(Task objective) Print again only this span: the line with "The picture is", the line with "XAxis, YAxis, CartesianGrid", and all lines between them, exactly as given.

(Data lines)

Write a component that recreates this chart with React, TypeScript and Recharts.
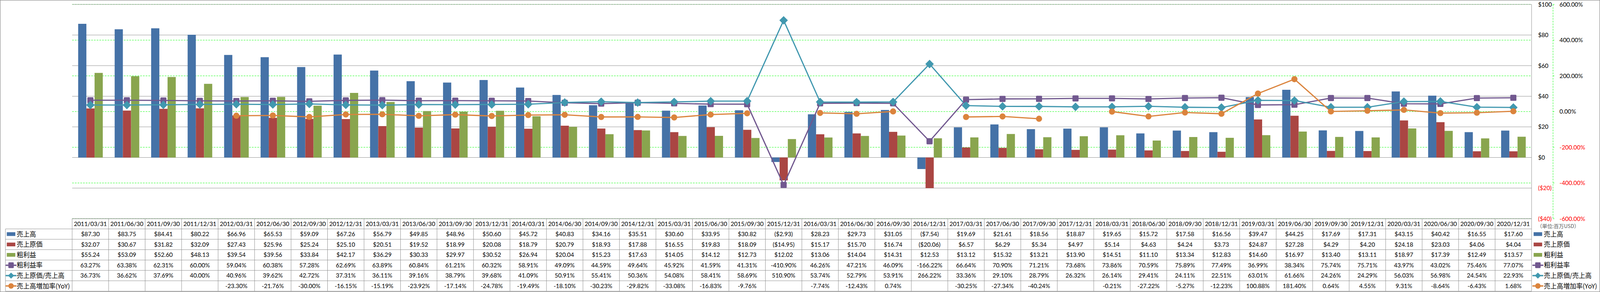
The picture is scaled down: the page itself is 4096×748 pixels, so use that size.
import React from 'react';
import { ComposedChart, Bar, Line, XAxis, YAxis, CartesianGrid } from 'recharts';

// ---------- data ----------
const dates = [
  '2011/03/31', '2011/06/30', '2011/09/30', '2011/12/31',
  '2012/03/31', '2012/06/30', '2012/09/30', '2012/12/31',
  '2013/03/31', '2013/06/30', '2013/09/30', '2013/12/31',
  '2014/03/31', '2014/06/30', '2014/09/30', '2014/12/31',
  '2015/03/31', '2015/06/30', '2015/09/30', '2015/12/31',
  '2016/03/31', '2016/06/30', '2016/09/30', '2016/12/31',
  '2017/03/31', '2017/06/30', '2017/09/30', '2017/12/31',
  '2018/03/31', '2018/06/30', '2018/09/30', '2018/12/31',
  '2019/03/31', '2019/06/30', '2019/09/30', '2019/12/31',
  '2020/03/31', '2020/06/30', '2020/09/30', '2020/12/31',
];

const sales = [
  87.30, 83.75, 84.41, 80.22, 66.96, 65.53, 59.09, 67.26, 56.79, 49.85,
  48.96, 50.60, 45.72, 40.83, 34.16, 35.51, 30.60, 33.95, 30.82, -2.93,
  28.23, 29.73, 31.05, -7.54, 19.69, 21.61, 18.56, 18.87, 19.65, 15.72,
  17.58, 16.56, 39.47, 44.25, 17.69, 17.31, 43.15, 40.42, 16.55, 17.60,
];

const costOfSales = [
  32.07, 30.67, 31.82, 32.09, 27.43, 25.96, 25.24, 25.10, 20.51, 19.52,
  18.99, 20.08, 18.79, 20.79, 18.93, 17.88, 16.55, 19.83, 18.09, -14.95,
  15.17, 15.70, 16.74, -20.06, 6.57, 6.29, 5.34, 4.97, 5.14, 4.63,
  4.24, 3.73, 24.87, 27.28, 4.29, 4.20, 24.18, 23.03, 4.06, 4.04,
];

const grossProfit = [
  55.24, 53.09, 52.60, 48.13, 39.54, 39.56, 33.84, 42.17, 36.29, 30.33,
  29.97, 30.52, 26.94, 20.04, 15.23, 17.63, 14.05, 14.12, 12.73, 12.02,
  13.06, 14.04, 14.31, 12.53, 13.12, 15.32, 13.21, 13.90, 14.51, 11.10,
  13.34, 12.83, 14.60, 16.97, 13.40, 13.11, 18.97, 17.39, 12.49, 13.57,
];

const grossMargin = [
  63.27, 63.38, 62.31, 60.00, 59.04, 60.38, 57.28, 62.69, 63.89, 60.84,
  61.21, 60.32, 58.91, 49.09, 44.59, 49.64, 45.92, 41.59, 41.31, -410.90,
  46.26, 47.21, 46.09, -166.22, 66.64, 70.90, 71.21, 73.68, 73.86, 70.59,
  75.89, 77.49, 36.99, 38.34, 75.74, 75.71, 43.97, 43.02, 75.46, 77.07,
];

const costRatio = [
  36.73, 36.62, 37.69, 40.00, 40.96, 39.62, 42.72, 37.31, 36.11, 39.16,
  38.79, 39.68, 41.09, 50.91, 55.41, 50.36, 54.08, 58.41, 58.69, 510.90,
  53.74, 52.79, 53.91, 266.22, 33.36, 29.10, 28.79, 26.32, 26.14, 29.41,
  24.11, 22.51, 63.01, 61.66, 24.26, 24.29, 56.03, 56.98, 24.54, 22.93,
];

const salesYoY: (number | null)[] = [
  null, null, null, null, -23.30, -21.76, -30.00, -16.15, -15.19, -23.92,
  -17.14, -24.78, -19.49, -18.10, -30.23, -29.82, -33.08, -16.83, -9.76, null,
  -7.74, -12.43, 0.74, null, -30.25, -27.34, -40.24, null, -0.21, -27.22,
  -5.27, -12.23, 100.88, 181.40, 0.64, 4.55, 9.31, -8.64, -6.43, 1.68,
];

const usdTicks = [-40, -20, 0, 20, 40, 60, 80, 100];
const pctTicks = [-600, -400, -200, 0, 200, 400, 600];
const unitLabel = '（単位:百万USD）';

// ---------- styling / layout (reference px, scaled by S) ----------
const S = 4096 / 4701;
const W = 4096;
const H = 748;
const PLOT_L = 212;
const PLOT_R = 4500;
const PLOT_T = 13;
const PLOT_B = 643;
const CAT_W = (PLOT_R - PLOT_L) / dates.length;
const TABLE_HEAD_B = 673;
const ROW_H = 30.5;

const C_BLUE = '#4572A7';
const C_RED = '#AA4643';
const C_GREEN = '#89A54E';
const C_PURPLE = '#71588F';
const C_TEAL = '#4198AF';
const C_ORANGE = '#DB843D';
const C_GRID = '#8a8a8a';
const C_DASH = '#00ff00';

const LAT = "Lato, 'Noto Sans', sans-serif";
const CJK = "'Noto Sans CJK JP', 'Noto Sans', sans-serif";

const money = (v: number | null) =>
  v == null ? '' : v < 0 ? `($${Math.abs(v).toFixed(2)})` : `$${v.toFixed(2)}`;
const pct = (v: number | null) => (v == null ? '' : `${v.toFixed(2)}%`);

type Kind = 'bar' | 'square' | 'diamond' | 'circle';
const rows: { name: string; vals: (number | null)[]; fmt: (v: number | null) => string; kind: Kind; color: string }[] = [
  { name: '売上高', vals: sales, fmt: money, kind: 'bar', color: C_BLUE },
  { name: '売上原価', vals: costOfSales, fmt: money, kind: 'bar', color: C_RED },
  { name: '粗利益', vals: grossProfit, fmt: money, kind: 'bar', color: C_GREEN },
  { name: '粗利益率', vals: grossMargin, fmt: pct, kind: 'square', color: C_PURPLE },
  { name: '売上原価/売上高', vals: costRatio, fmt: pct, kind: 'diamond', color: C_TEAL },
  { name: '売上高増加率(YoY)', vals: salesYoY, fmt: pct, kind: 'circle', color: C_ORANGE },
];

const chartData = dates.map((d, i) => ({
  date: d,
  sales: sales[i],
  cost: costOfSales[i],
  gross: grossProfit[i],
  margin: grossMargin[i],
  ratio: costRatio[i],
  yoy: salesYoY[i],
}));

// ---------- marks ----------
const SquareDot = (p: any) => {
  const { cx, cy, index } = p;
  if (cx == null || cy == null) return <g key={`sq-${index}`} />;
  const s = 18 * S;
  return <rect key={`sq-${index}`} x={cx - s / 2} y={cy - s / 2} width={s} height={s} rx={2.5 * S} fill={C_PURPLE} />;
};
const DiamondDot = (p: any) => {
  const { cx, cy, index } = p;
  if (cx == null || cy == null) return <g key={`dm-${index}`} />;
  const r = 12.5 * S;
  return <polygon key={`dm-${index}`} points={`${cx},${cy - r} ${cx + r},${cy} ${cx},${cy + r} ${cx - r},${cy}`} fill={C_TEAL} />;
};
const CircleDot = (p: any) => {
  const { cx, cy, index } = p;
  if (cx == null || cy == null) return <g key={`ci-${index}`} />;
  return <circle key={`ci-${index}`} cx={cx} cy={cy} r={9 * S} fill={C_ORANGE} />;
};

const UsdTick = (p: any) => {
  const { x, y, payload } = p;
  const v = payload.value as number;
  return (
    <text x={x} y={y} dy="0.36em" textAnchor="start" fontFamily={LAT} fontSize={17.5 * S} fill={v < 0 ? '#ff0000' : '#000000'}>
      {v < 0 ? `($${Math.abs(v)})` : `$${v}`}
    </text>
  );
};
const PctTick = (p: any) => {
  const { x, y, payload } = p;
  const v = payload.value as number;
  return (
    <text x={x} y={y} dy="0.36em" textAnchor="start" fontFamily={LAT} fontSize={17.5 * S} fill={v < 0 ? '#ff0000' : '#000000'}>
      {`${v.toFixed(2)}%`}
    </text>
  );
};

const LegendKey = ({ kind, color, x, y }: { kind: Kind; color: string; x: number; y: number }) => {
  if (kind === 'bar') {
    return <rect x={(x + 2) * S} y={(y - 5.5) * S} width={25 * S} height={11 * S} fill={color} />;
  }
  const cx = x + 14.5;
  let sym: React.ReactNode = null;
  if (kind === 'square') sym = <rect x={(cx - 8) * S} y={(y - 8.5) * S} width={16 * S} height={17 * S} rx={2 * S} fill={color} />;
  if (kind === 'diamond')
    sym = <polygon points={`${cx * S},${(y - 9) * S} ${(cx + 9) * S},${y * S} ${cx * S},${(y + 9) * S} ${(cx - 9) * S},${y * S}`} fill={color} />;
  if (kind === 'circle') sym = <circle cx={cx * S} cy={y * S} r={8 * S} fill={color} />;
  return (
    <g>
      <line x1={x * S} x2={(x + 29) * S} y1={y * S} y2={y * S} stroke={color} strokeWidth={4 * S} strokeLinecap="round" />
      {sym}
    </g>
  );
};

const DataTable = () => {
  const rowTop = (r: number) => TABLE_HEAD_B + r * ROW_H;
  const rowMid = (r: number) => TABLE_HEAD_B + (r + 0.5) * ROW_H;
  const tableB = TABLE_HEAD_B + rows.length * ROW_H;
  const lw = 1.1 * S;
  return (
    <svg width={W} height={H} style={{ position: 'absolute', left: 0, top: 0, pointerEvents: 'none' }}>
      <rect x={0.5} y={0.5} width={W - 1} height={H - 1} fill="none" stroke="#8a8a8a" strokeWidth={1.3} />
      <line x1={PLOT_L * S} x2={PLOT_R * S} y1={PLOT_B * S} y2={PLOT_B * S} stroke={C_GRID} strokeWidth={lw} />
      {Array.from({ length: rows.length + 1 }, (_, r) => (
        <line key={`h${r}`} x1={16 * S} x2={PLOT_R * S} y1={rowTop(r) * S} y2={rowTop(r) * S} stroke={C_GRID} strokeWidth={lw} />
      ))}
      <line x1={16 * S} x2={16 * S} y1={TABLE_HEAD_B * S} y2={tableB * S} stroke={C_GRID} strokeWidth={lw} />
      {Array.from({ length: dates.length + 1 }, (_, c) => (
        <line
          key={`v${c}`}
          x1={(PLOT_L + c * CAT_W) * S}
          x2={(PLOT_L + c * CAT_W) * S}
          y1={PLOT_B * S}
          y2={tableB * S}
          stroke={C_GRID}
          strokeWidth={lw}
        />
      ))}
      {dates.map((d, c) => (
        <text
          key={`d${c}`}
          x={(PLOT_L + (c + 0.5) * CAT_W) * S}
          y={((PLOT_B + TABLE_HEAD_B) / 2) * S}
          dy="0.36em"
          textAnchor="middle"
          fontFamily={LAT}
          fontSize={17.5 * S}
          fill="#000"
        >
          {d}
        </text>
      ))}
      {rows.map((row, r) =>
        row.vals.map((v, c) => (
          <text
            key={`c${r}-${c}`}
            x={(PLOT_L + (c + 0.5) * CAT_W) * S}
            y={rowMid(r) * S}
            dy="0.36em"
            textAnchor="middle"
            fontFamily={LAT}
            fontSize={17.5 * S}
            fill="#000"
          >
            {row.fmt(v)}
          </text>
        ))
      )}
      {rows.map((row, r) => (
        <g key={`ll${r}`}>
          <LegendKey kind={row.kind} color={row.color} x={18} y={rowMid(r)} />
          <text x={49 * S} y={rowMid(r) * S} dy="0.36em" fontFamily={CJK} fontSize={19 * S} fill="#000">
            {row.name}
          </text>
        </g>
      ))}
      <text x={4516 * S} y={665 * S} dy="0.36em" fontFamily={CJK} fontSize={15 * S} fill="#595959">
        {unitLabel}
      </text>
      {rows.map((row, r) => (
        <g key={`rl${r}`}>
          <LegendKey kind={row.kind} color={row.color} x={4504} y={rowMid(r)} />
          <text x={4536 * S} y={rowMid(r) * S} dy="0.36em" fontFamily={CJK} fontSize={19 * S} fill="#000">
            {row.name}
          </text>
        </g>
      ))}
    </svg>
  );
};

export default function App() {
  return (
    <div style={{ position: 'absolute', left: 0, top: 0, width: W, height: H, background: '#fff' }}>
      <ComposedChart
        width={W}
        height={H}
        data={chartData}
        margin={{ top: PLOT_T * S, left: PLOT_L * S, right: 0, bottom: H - PLOT_B * S }}
        barGap={0}
        barCategoryGap="16.5%"
      >
        <XAxis dataKey="date" hide xAxisId={0} />
        <YAxis
          yAxisId="b_pct"
          orientation="right"
          domain={[-600, 600]}
          ticks={pctTicks}
          interval={0}
          width={(4701 - 4563) * S}
          axisLine={{ stroke: C_DASH, strokeDasharray: `${5 * S} ${3 * S}`, strokeWidth: 1.1 * S }}
          tickLine={{ stroke: C_DASH, strokeWidth: 1.1 * S }}
          tickSize={4 * S}
          tickMargin={15 * S}
          tick={<PctTick />}
          allowDataOverflow
        />
        <YAxis
          yAxisId="a_usd"
          orientation="right"
          domain={[-40, 100]}
          ticks={usdTicks}
          interval={0}
          width={63 * S}
          axisLine={{ stroke: C_GRID, strokeWidth: 1.1 * S }}
          tickLine={false}
          tickSize={0}
          tickMargin={19 * S}
          tick={<UsdTick />}
          allowDataOverflow
        />
        <CartesianGrid yAxisId="b_pct" vertical={false} stroke={C_DASH} strokeDasharray={`${5 * S} ${3 * S}`} strokeWidth={1.1 * S} />
        <CartesianGrid yAxisId="a_usd" vertical={false} stroke={C_GRID} strokeWidth={1.1 * S} />
        <Bar yAxisId="a_usd" dataKey="sales" fill={C_BLUE} isAnimationActive={false} />
        <Bar yAxisId="a_usd" dataKey="cost" fill={C_RED} isAnimationActive={false} />
        <Bar yAxisId="a_usd" dataKey="gross" fill={C_GREEN} isAnimationActive={false} />
        <Line
          yAxisId="b_pct"
          dataKey="margin"
          stroke={C_PURPLE}
          strokeWidth={3.5 * S}
          dot={SquareDot}
          activeDot={false}
          isAnimationActive={false}
        />
        <Line
          yAxisId="b_pct"
          dataKey="ratio"
          stroke={C_TEAL}
          strokeWidth={3.5 * S}
          dot={DiamondDot}
          activeDot={false}
          isAnimationActive={false}
        />
        <Line
          yAxisId="b_pct"
          dataKey="yoy"
          stroke={C_ORANGE}
          strokeWidth={3.5 * S}
          dot={CircleDot}
          activeDot={false}
          connectNulls={false}
          isAnimationActive={false}
        />
      </ComposedChart>
      <DataTable />
    </div>
  );
}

(Solution to the problem)
The picture is scaled down: the page itself is 4096×748 pixels, so use that size.
import React from 'react';
import { ComposedChart, Bar, Line, XAxis, YAxis, CartesianGrid } from 'recharts';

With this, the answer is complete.